The tenant-landlord relationship can be pretty different for each situations. In some situations, the relationship stays very friendly and open. In other cases, misunderstandings can lead to a tarnished relationships over time. But for a landlord and tenant to cooperators appropriately, there has to be understanding between the two.
A lot of confusion surrounds who should pay for certain services and expenses—and this topic is no exception. Security is a bit of a gray area about who should be maintaining it.
Responsibilities of the Landlord
The laws for what a landlord must pay for varies from sate to state. But there are still some similarities. The landlord (or property management) is responsible for renting out the property to other people and making sure said property is ready to move into and live in.
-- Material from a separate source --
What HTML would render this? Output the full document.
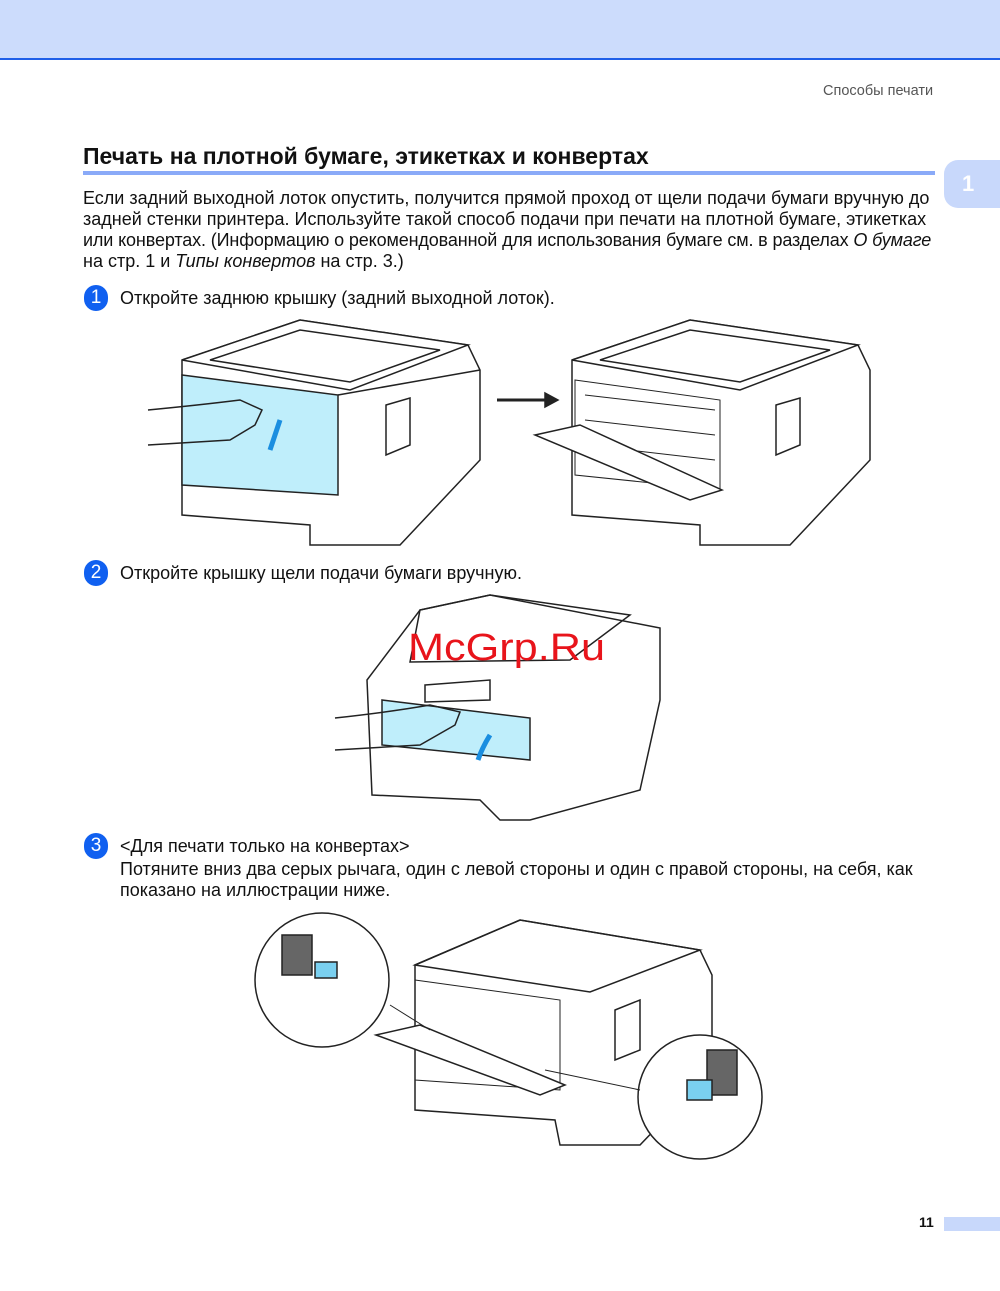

Basically, the owner must make the space “habitable” for those living there, including full function of heating, electrical systems, and protection from the elements.
Besides this, basic security measures must also be handled to ensure safety of tenants.
Responsibilities of the Tenant
The responsibilities of the tenant are under the same laws set for the landlord. For the tenant, housekeeping is key. They must take care of all amenities they’ve been provided and will have to replace any damages.
Some problem tenants have the false impression that rent is the only expense they have to worry about, but that’s just not true.
So, Who’s Responsible for Security?
The responsibility of maintaining home security is pretty much split evenly between the landlord AND the tenant. One one hand, the landlord must make sure all of the basic safety measures are there, such as emergency exits, deadbolts, and window locks.
And the owner must also control upkeep of the security measures so they function correctly over time.
On the other side, tenants hold the responsibility if they damage something (or someone on their property that they know damages something). Or, if the tenant decides to add their own additional security measures to the home, they will then be responsible for those extras. If the tenant wishes to make these additions, they should notify the landlord.
The most successful tenant-landlord relationships are built on mutual understanding about where responsibilities lie. If you can attain this with your tenant(s), it will be much easier to talk about areas like security maintenance.